3. Cache frequent queries
If certain data is read-heavy (e.g., pending orders, popular products), store it in Redis or Memcached.
You’ll offload 70–80% of traffic from your database instantly.
4. Inspect with EXPLAIN
Before deploying, always check query plans:
EXPLAIN SELECT ...
You’ll quickly spot missing indexes or full table scans.
5. Enable slow query logs
Set up slow query logging in MySQL/Postgres.
Anything over 200ms deserves your attention.
6. Test at scale
Your dev DB with 500 records won’t expose real bottlenecks.
Clone anonymized production data or use synthetic generators.
7. Enforce query timeouts
Never allow one rogue query to monopolize resources forever.
Pre-Deployment Checklist 🧩
Before any SQL hits production, ask yourself:
- Are you selecting only the columns you need?
- Is pagination in place?
- Are your WHERE/JOIN clauses indexed?
- Have you tested on production-scale data?
- Do you have slow query logs + timeouts enabled?
Bonus tip → Cache hot queries and watch your DB load drop by 80%+.
🧠 Key Takeaway
In production, every byte matters.
That one harmless-looking SELECT * might seem fine locally...
…but at scale, it can choke your entire system.

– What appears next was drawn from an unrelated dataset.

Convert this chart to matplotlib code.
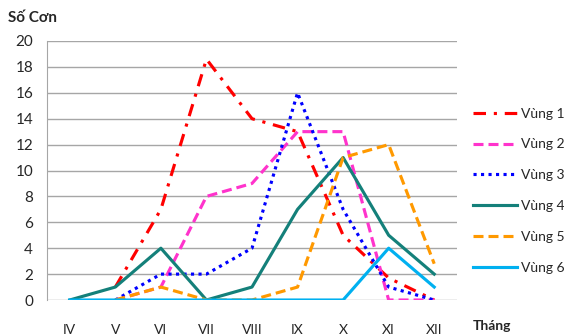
import numpy as np
import matplotlib
matplotlib.use('Agg')
import matplotlib.pyplot as plt

plt.rcParams['font.family'] = ['Lato', 'Noto Sans', 'DejaVu Sans']

# data
months = ['IV', 'V', 'VI', 'VII', 'VIII', 'IX', 'X', 'XI', 'XII']
nan = np.nan
vung1 = [nan, 1, 7, 18.6, 14, 13, 5, 1.7, 0]
vung2 = [nan, 0, 1, 8, 9, 13, 13, 0, 0]
vung3 = [nan, 0, 2, 2, 4, 16, 7, 1, 0]
vung4 = [0, 1, 4, 0, 1, 7, 11, 5, 2]
vung5 = [nan, 0, 1, 0, 0, 1, 11, 12, 2.8]
vung6 = [0, 0, 0, 0, 0, 0, 0, 4, 1]
series_names = ['Vùng 1', 'Vùng 2', 'Vùng 3', 'Vùng 4', 'Vùng 5', 'Vùng 6']

styles = [
    dict(color='#FF0000', linestyle=(0, (4, 2.5, 1, 2.5))),
    dict(color='#FF33CC', linestyle=(0, (3.2, 1.6))),
    dict(color='#0000FF', linestyle=(0, (1, 1.4))),
    dict(color='#14807A', linestyle='-'),
    dict(color='#FF9900', linestyle=(0, (3.2, 1.6))),
    dict(color='#00B0F0', linestyle='-'),
]

fig = plt.figure(figsize=(5.64, 3.36), dpi=100)
ax = fig.add_axes([47 / 564, 36 / 336, 410 / 564, 259 / 336])

x = np.arange(len(months))
all_series = [vung1, vung2, vung3, vung4, vung5, vung6]
for vals, name, st in zip(all_series, series_names, styles):
    ax.plot(x, vals, label=name, linewidth=2.25, **st)

ax.set_xlim(-0.5, len(months) - 0.5)
ax.set_ylim(0, 20)
ax.set_yticks(range(0, 21, 2))
ax.set_xticks(x)
ax.set_xticklabels(months)
ax.yaxis.grid(True, color='#A6A6A6', linewidth=1)
ax.set_axisbelow(True)
for s in ['top', 'right', 'bottom']:
    ax.spines[s].set_visible(False)
ax.spines['left'].set_color('#A6A6A6')
ax.tick_params(axis='y', length=0, pad=10, labelsize=11, labelcolor='#262626')
ax.tick_params(axis='x', length=0, pad=17, labelsize=10, labelcolor='#262626')

fig.text(8 / 564, 1 - 18 / 336, 'Số Cơn', fontsize=11, fontweight='bold',
         va='center', ha='left', color='#262626')
fig.text(473 / 564, 1 - 326 / 336, 'Tháng', fontsize=10, fontweight='bold',
         va='center', ha='left', color='#262626')

fig.legend(loc='upper left', bbox_to_anchor=(460 / 564, 1 - 95 / 336),
           frameon=False, fontsize=10, handlelength=3.2, handletextpad=0.3,
           labelspacing=1.36, labelcolor='#262626')

fig.savefig('out.png', dpi=100)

Build and test as if you already have a million users.
That mindset will save you more than any optimization later.
Have you ever faced a similar “small bug, massive blast radius” moment?
Drop your story below — let’s learn from each other’s war stories. 💬
Top comments (9)
Great post, and a classic "rite of passage" for many developers! We had a nearly identical incident a few years back. A dashboard for internal analytics used a SELECT * on a user_events table. It worked fine for months until the table grew large enough that the query would time out, taking the dashboard down every morning when the first manager logged in.

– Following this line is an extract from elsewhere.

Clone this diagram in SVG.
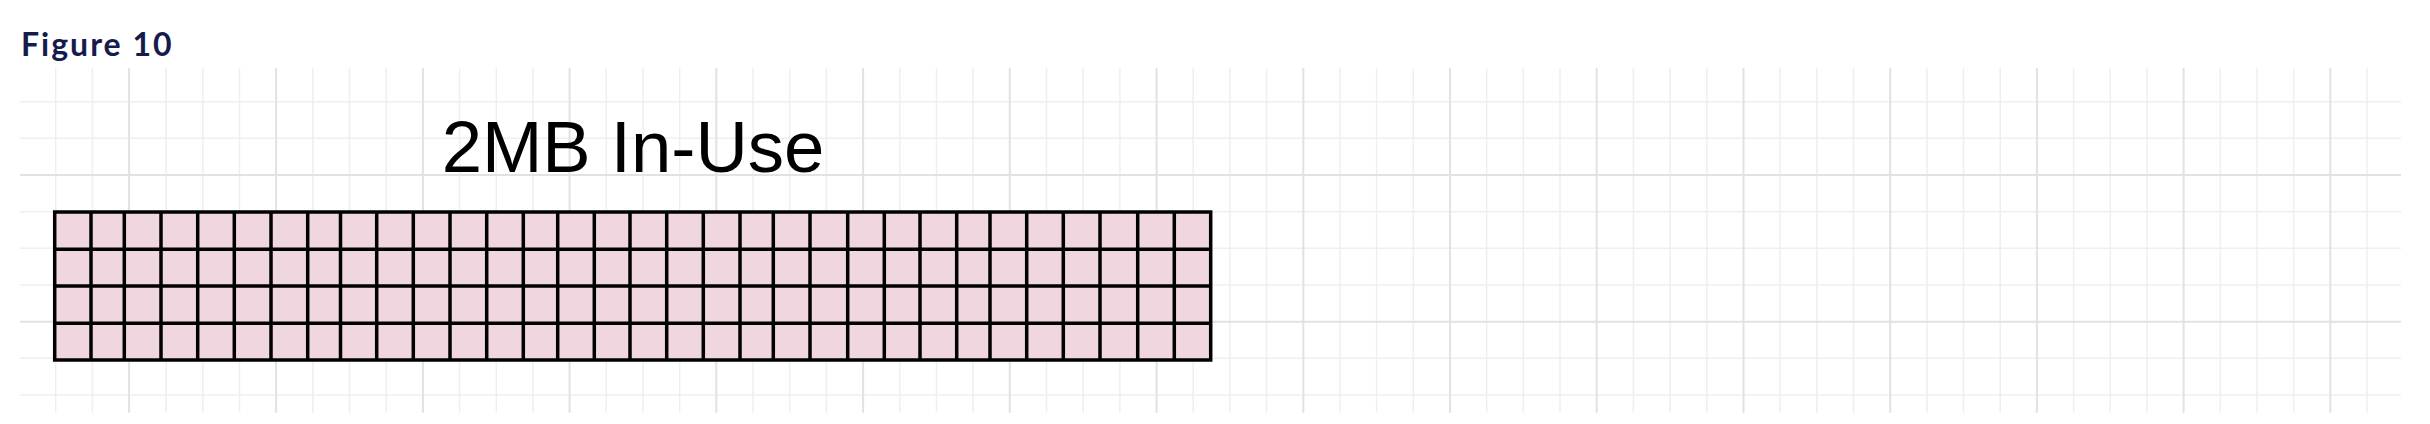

Haha yes — a rite of passage indeed! 😅
Dashboards are especially sneaky since they start small and “just work”... until the data snowballs.
It’s wild how invisible performance debt can be until it suddenly costs uptime.
Curious — did you end up fixing it by optimizing the query, caching results, or redesigning the dashboard?
been there with a JOIN that wasn't indexed -- took down checkout for 8min during Black Friday. 2,300 orders queued up, boss wasn't happy. now I basically panic-test everything against production-sized data before shipping.
Oof, I can feel that pain. 😅
Unindexed JOINs under heavy traffic are nightmare fuel.
Testing with production-sized data honestly changes everything — it’s the only way to catch those hidden time bombs before they explode.
Glad to hear you made that part of your process!
Quite right! SELECT COUNT(*) is the only query where the asterisk is canonical and most performant, as the engine is uniquely optimized just for row counting.
100% true — great point!
COUNT(*)is the one exception where the engine is optimized internally, especially in PostgreSQL and MySQL.I should’ve mentioned that nuance in the post — thanks for highlighting it! 🙌
Particularly in PostgreSQL and MySQL: Very true! Each engine has its own optimizations and its own way of working.
Noted. Will avoid this thing. Thanks
Awesome! Glad it helped 🙂
Once you start being intentional with SELECT columns, you’ll notice how much faster your queries get — especially at scale.